/---

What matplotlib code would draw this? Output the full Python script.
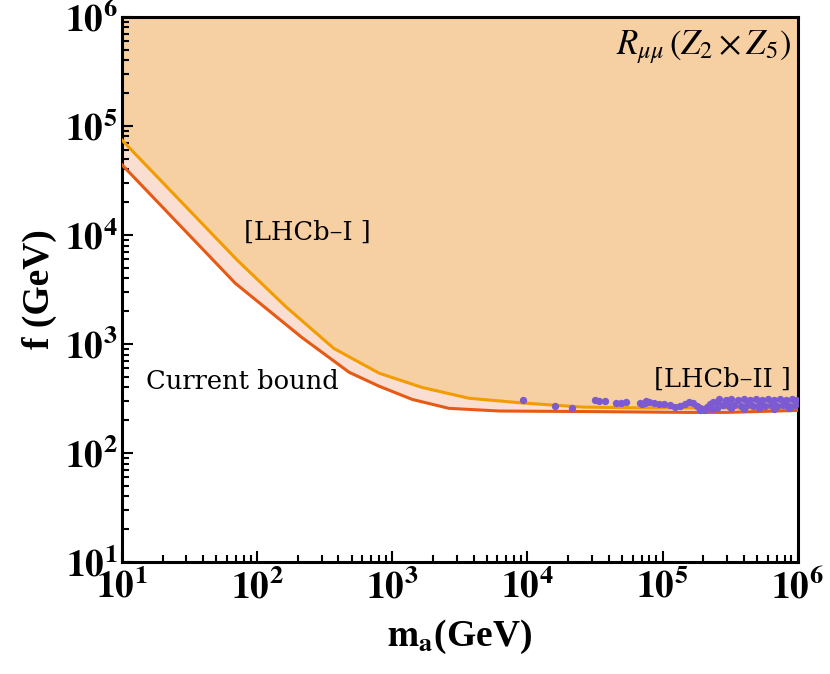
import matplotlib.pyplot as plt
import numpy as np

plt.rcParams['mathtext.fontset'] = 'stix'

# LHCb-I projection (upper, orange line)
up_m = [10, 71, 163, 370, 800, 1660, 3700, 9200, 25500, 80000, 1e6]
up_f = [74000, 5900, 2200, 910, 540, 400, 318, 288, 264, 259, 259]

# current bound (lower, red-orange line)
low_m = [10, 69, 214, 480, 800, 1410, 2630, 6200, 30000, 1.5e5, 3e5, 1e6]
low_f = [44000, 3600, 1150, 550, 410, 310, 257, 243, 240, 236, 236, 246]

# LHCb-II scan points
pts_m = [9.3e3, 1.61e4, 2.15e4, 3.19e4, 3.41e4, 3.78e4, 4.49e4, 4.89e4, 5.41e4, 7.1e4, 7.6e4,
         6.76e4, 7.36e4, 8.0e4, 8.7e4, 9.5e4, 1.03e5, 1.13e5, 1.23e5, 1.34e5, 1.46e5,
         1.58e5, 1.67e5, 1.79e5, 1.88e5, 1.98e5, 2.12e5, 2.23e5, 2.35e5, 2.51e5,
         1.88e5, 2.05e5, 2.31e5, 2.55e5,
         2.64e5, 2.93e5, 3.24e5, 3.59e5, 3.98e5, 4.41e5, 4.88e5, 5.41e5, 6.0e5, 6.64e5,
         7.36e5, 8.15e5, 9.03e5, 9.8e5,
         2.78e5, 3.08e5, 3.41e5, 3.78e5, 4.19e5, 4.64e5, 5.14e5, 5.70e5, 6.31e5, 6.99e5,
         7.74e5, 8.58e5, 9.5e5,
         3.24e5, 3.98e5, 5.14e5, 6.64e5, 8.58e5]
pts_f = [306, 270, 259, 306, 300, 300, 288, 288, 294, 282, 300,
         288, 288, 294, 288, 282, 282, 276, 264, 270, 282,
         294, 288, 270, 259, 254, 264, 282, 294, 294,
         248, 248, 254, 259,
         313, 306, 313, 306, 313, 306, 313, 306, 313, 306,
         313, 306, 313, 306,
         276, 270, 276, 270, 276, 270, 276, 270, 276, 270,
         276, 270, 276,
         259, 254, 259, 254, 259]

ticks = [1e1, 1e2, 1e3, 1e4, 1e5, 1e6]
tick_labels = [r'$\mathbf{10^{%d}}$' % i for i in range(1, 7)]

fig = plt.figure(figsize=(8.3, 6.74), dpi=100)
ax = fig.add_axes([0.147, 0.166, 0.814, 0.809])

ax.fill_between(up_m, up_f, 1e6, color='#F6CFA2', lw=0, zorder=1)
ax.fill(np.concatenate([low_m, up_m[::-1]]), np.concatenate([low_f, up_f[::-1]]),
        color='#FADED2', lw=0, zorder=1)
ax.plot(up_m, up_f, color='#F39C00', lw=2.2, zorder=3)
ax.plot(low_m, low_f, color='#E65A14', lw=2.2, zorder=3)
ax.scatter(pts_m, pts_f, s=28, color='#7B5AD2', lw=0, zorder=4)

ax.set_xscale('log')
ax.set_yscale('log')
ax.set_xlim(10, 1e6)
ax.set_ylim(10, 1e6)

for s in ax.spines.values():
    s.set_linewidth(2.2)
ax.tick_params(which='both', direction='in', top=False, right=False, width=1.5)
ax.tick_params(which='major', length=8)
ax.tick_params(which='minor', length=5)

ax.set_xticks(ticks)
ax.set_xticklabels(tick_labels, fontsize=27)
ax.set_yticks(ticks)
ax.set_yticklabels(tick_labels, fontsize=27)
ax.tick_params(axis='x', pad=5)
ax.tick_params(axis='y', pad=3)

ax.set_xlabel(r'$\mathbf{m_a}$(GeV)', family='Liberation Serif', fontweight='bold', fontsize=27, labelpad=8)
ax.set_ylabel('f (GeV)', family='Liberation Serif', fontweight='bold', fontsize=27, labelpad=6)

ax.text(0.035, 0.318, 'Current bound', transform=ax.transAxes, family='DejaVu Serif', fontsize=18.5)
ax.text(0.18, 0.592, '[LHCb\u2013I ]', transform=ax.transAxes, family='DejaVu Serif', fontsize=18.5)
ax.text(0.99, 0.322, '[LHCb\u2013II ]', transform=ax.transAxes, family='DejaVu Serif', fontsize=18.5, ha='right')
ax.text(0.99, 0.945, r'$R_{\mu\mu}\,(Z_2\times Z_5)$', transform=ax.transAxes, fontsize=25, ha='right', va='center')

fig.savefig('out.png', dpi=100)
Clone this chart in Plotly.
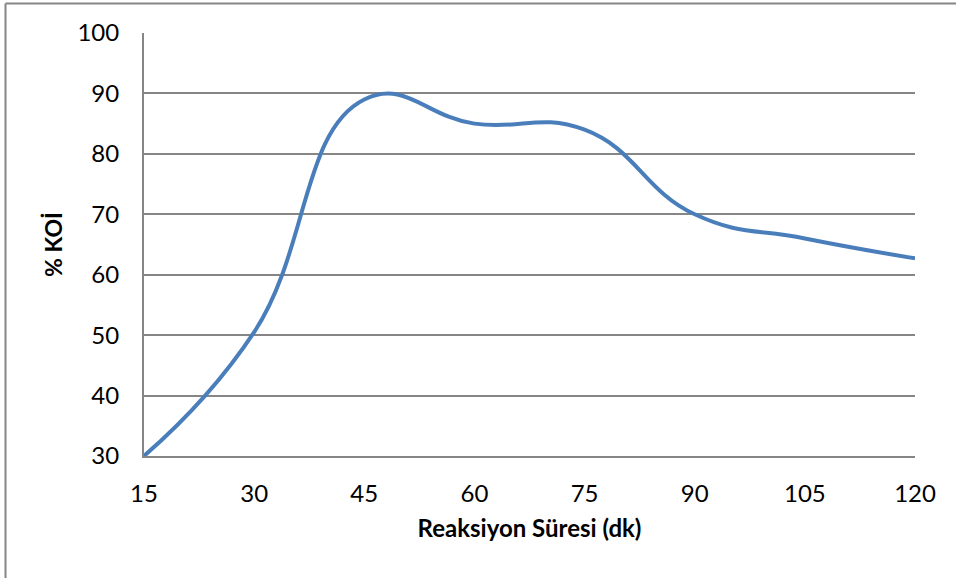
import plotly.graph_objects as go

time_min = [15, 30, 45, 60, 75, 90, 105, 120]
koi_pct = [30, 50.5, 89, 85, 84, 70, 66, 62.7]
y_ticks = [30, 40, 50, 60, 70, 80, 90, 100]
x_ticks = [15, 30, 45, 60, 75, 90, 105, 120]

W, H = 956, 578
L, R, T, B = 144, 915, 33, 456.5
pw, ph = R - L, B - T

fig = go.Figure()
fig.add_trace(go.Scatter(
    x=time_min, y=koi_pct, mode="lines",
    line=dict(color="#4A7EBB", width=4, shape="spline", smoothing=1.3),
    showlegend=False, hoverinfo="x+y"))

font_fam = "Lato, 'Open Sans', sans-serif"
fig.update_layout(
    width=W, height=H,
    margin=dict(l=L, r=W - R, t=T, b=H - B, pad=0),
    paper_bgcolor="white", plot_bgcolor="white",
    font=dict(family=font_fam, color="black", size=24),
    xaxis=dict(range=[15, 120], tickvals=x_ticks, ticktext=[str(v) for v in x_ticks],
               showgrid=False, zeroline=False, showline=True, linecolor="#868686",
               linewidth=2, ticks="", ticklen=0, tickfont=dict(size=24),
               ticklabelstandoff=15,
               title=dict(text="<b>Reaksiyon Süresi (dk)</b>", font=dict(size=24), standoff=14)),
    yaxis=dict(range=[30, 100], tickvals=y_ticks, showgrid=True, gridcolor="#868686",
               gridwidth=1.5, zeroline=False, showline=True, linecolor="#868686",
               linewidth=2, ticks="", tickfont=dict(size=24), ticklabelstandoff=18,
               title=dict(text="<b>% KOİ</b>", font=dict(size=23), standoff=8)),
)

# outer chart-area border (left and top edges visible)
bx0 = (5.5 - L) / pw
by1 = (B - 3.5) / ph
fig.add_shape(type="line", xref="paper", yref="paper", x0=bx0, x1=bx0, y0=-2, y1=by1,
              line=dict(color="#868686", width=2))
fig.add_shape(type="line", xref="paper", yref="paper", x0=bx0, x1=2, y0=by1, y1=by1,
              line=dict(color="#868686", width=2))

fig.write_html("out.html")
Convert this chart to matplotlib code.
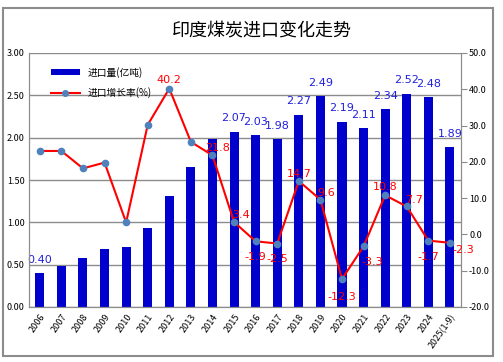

\---

The task:
Omitting all pictures, restate exactly the lines of the material from its start through the line that contains "264, 259, 259]".

Expected answer:
What matplotlib code would draw this? Output the full Python script.
import matplotlib.pyplot as plt
import numpy as np

plt.rcParams['mathtext.fontset'] = 'stix'

# LHCb-I projection (upper, orange line)
up_m = [10, 71, 163, 370, 800, 1660, 3700, 9200, 25500, 80000, 1e6]
up_f = [74000, 5900, 2200, 910, 540, 400, 318, 288, 264, 259, 259]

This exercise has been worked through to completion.